▸ **GIVEN TASK**:
Search the records below for the word "this" and show every line where it occurs.

▸ **RECORDS SUPPLIED**:
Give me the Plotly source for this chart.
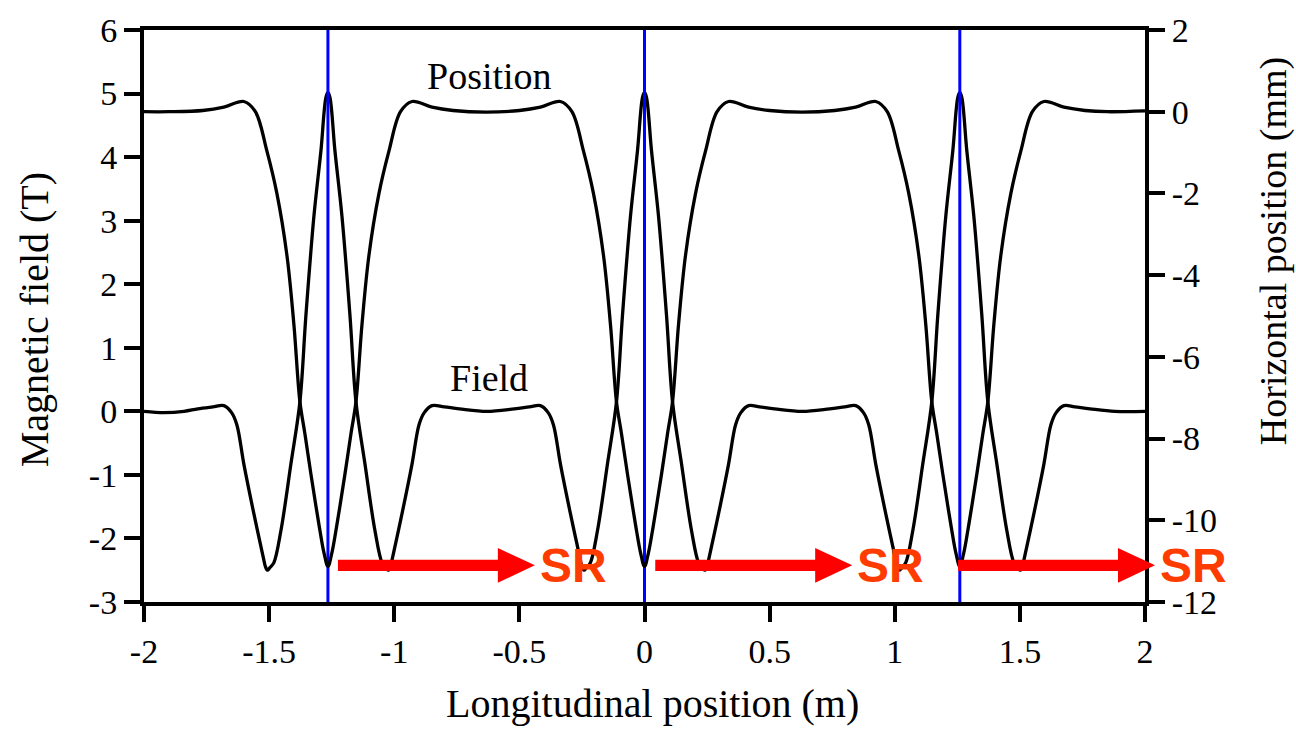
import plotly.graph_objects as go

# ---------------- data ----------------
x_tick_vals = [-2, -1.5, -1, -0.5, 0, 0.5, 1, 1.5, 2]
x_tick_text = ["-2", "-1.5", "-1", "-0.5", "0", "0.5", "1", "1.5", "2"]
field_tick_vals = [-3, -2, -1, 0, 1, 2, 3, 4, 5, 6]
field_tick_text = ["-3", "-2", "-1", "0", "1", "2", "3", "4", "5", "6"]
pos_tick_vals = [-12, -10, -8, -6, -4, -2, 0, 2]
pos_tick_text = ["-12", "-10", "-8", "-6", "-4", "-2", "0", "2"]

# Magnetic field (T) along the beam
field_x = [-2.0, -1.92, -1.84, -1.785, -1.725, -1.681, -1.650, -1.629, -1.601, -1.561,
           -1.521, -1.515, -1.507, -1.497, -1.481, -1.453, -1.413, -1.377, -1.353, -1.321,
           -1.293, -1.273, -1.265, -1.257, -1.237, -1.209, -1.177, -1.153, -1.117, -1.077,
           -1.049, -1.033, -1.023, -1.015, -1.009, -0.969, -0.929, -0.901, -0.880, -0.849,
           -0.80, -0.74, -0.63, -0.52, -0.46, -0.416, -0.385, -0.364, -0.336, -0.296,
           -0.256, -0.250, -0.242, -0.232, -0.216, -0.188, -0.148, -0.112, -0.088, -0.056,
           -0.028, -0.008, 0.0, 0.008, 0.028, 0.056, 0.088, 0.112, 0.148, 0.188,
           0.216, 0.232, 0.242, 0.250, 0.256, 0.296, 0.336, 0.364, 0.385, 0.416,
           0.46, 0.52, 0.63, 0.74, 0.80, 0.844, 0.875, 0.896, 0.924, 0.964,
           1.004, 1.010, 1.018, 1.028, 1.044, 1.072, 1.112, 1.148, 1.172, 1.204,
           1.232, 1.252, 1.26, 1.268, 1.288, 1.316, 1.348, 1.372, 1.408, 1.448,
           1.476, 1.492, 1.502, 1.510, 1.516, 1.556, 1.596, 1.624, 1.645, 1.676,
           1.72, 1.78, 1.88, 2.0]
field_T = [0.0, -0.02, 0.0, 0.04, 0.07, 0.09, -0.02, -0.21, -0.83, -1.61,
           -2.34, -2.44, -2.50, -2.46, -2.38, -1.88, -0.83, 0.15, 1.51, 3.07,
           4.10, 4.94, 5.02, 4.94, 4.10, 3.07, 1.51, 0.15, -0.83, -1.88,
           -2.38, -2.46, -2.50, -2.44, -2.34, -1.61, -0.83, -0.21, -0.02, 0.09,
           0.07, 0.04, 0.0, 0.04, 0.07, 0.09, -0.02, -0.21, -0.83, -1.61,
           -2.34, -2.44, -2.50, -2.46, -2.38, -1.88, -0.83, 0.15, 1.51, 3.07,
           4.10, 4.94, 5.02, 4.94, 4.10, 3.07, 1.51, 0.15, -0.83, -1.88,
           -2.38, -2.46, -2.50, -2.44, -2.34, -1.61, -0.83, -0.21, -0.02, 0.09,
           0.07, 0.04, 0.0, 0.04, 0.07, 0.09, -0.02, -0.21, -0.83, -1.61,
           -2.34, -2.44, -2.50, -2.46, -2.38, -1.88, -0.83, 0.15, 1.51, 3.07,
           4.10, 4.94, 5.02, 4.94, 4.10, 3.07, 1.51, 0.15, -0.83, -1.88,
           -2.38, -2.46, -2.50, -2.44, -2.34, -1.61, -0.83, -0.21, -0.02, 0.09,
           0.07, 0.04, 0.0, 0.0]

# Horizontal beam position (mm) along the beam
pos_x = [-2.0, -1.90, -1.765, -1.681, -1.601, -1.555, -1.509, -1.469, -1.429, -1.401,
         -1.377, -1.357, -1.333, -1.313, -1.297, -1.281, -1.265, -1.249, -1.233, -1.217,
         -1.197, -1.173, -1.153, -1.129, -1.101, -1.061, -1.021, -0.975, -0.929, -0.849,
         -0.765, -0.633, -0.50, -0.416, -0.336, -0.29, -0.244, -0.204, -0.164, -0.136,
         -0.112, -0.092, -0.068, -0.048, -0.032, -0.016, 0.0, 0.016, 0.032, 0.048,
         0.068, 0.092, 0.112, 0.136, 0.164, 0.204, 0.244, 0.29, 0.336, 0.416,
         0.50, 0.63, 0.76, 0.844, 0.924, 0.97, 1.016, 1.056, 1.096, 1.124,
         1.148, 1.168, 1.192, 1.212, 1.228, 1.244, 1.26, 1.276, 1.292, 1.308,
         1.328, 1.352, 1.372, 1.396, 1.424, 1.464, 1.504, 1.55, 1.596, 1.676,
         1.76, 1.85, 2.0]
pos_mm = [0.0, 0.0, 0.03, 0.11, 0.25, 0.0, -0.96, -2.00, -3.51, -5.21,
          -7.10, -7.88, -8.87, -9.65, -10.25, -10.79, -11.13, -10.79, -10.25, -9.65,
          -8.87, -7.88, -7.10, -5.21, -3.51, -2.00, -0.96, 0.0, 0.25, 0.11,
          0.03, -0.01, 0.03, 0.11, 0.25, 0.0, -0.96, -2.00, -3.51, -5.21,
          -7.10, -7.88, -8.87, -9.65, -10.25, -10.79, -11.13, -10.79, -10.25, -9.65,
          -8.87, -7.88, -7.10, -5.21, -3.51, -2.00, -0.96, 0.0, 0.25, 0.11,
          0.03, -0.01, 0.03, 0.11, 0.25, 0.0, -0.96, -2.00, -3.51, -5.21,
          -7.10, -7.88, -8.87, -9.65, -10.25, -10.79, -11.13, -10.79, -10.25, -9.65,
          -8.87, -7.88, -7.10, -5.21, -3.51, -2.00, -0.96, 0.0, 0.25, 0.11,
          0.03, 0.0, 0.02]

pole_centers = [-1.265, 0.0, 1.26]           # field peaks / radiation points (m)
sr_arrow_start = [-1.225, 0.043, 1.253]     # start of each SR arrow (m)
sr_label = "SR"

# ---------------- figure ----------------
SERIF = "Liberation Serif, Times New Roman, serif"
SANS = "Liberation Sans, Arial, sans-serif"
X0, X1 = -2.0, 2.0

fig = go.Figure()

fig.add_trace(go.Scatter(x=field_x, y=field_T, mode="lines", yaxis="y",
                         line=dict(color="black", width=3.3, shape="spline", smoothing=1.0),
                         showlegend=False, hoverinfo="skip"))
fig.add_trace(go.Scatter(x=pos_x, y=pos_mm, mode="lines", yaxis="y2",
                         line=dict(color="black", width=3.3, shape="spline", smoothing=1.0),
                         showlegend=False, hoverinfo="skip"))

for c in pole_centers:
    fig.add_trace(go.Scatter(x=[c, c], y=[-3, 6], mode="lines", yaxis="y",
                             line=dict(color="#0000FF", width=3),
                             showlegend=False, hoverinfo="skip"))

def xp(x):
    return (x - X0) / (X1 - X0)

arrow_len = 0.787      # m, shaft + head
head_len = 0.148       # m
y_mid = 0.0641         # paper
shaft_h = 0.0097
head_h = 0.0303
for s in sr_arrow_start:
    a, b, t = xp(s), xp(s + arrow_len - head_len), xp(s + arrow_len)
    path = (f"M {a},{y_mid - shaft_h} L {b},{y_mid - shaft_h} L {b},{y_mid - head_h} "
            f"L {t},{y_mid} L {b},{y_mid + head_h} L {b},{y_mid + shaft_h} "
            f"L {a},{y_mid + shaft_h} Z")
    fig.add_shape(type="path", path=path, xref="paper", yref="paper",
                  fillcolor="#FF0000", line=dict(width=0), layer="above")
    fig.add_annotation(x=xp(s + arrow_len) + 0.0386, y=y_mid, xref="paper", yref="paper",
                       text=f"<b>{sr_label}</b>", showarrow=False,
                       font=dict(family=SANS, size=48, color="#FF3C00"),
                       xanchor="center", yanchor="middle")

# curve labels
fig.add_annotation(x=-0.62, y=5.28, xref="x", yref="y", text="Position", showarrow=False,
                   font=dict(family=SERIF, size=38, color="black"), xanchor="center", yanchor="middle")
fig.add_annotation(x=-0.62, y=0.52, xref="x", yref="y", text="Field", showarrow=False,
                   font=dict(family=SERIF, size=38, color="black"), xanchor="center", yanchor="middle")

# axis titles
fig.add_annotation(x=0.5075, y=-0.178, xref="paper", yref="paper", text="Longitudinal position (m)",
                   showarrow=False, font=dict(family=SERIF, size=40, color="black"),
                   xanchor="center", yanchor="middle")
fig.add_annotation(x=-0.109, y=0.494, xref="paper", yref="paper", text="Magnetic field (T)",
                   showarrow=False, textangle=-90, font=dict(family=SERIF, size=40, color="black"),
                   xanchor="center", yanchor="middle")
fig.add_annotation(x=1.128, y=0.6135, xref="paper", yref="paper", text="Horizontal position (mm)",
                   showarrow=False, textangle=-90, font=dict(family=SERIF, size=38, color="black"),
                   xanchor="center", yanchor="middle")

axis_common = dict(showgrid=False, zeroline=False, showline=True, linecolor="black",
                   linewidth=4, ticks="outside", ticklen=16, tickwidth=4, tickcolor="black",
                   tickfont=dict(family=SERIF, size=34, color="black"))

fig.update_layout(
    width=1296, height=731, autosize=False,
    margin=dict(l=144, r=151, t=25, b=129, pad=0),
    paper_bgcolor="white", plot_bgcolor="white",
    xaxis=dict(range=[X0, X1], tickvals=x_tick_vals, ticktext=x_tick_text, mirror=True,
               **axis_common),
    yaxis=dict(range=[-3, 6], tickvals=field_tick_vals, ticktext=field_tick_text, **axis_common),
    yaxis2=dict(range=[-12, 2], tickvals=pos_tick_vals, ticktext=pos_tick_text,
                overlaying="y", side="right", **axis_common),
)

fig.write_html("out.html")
* * *
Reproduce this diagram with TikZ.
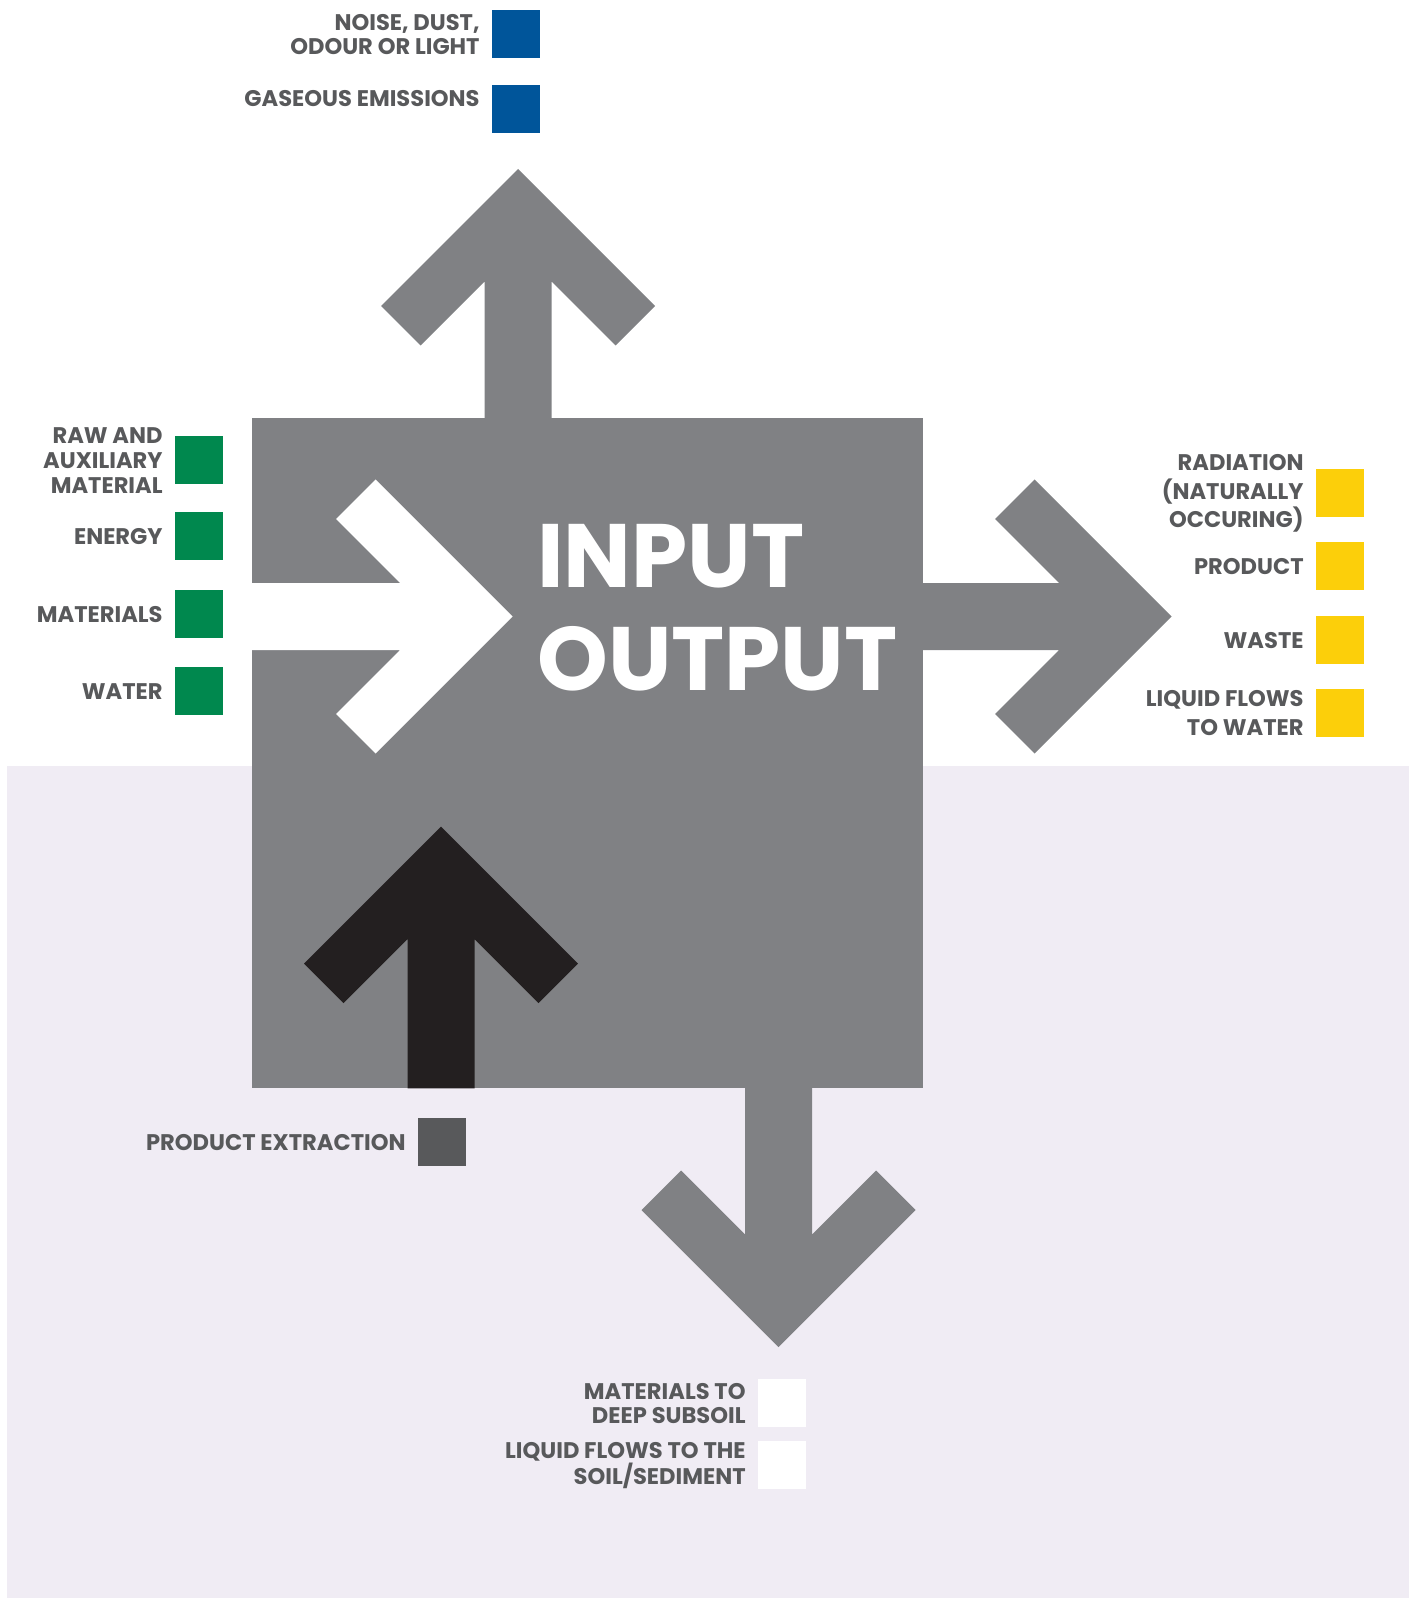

▸ **REPLY TO THE TASK**:
Give me the Plotly source for this chart.
Reproduce this diagram with TikZ.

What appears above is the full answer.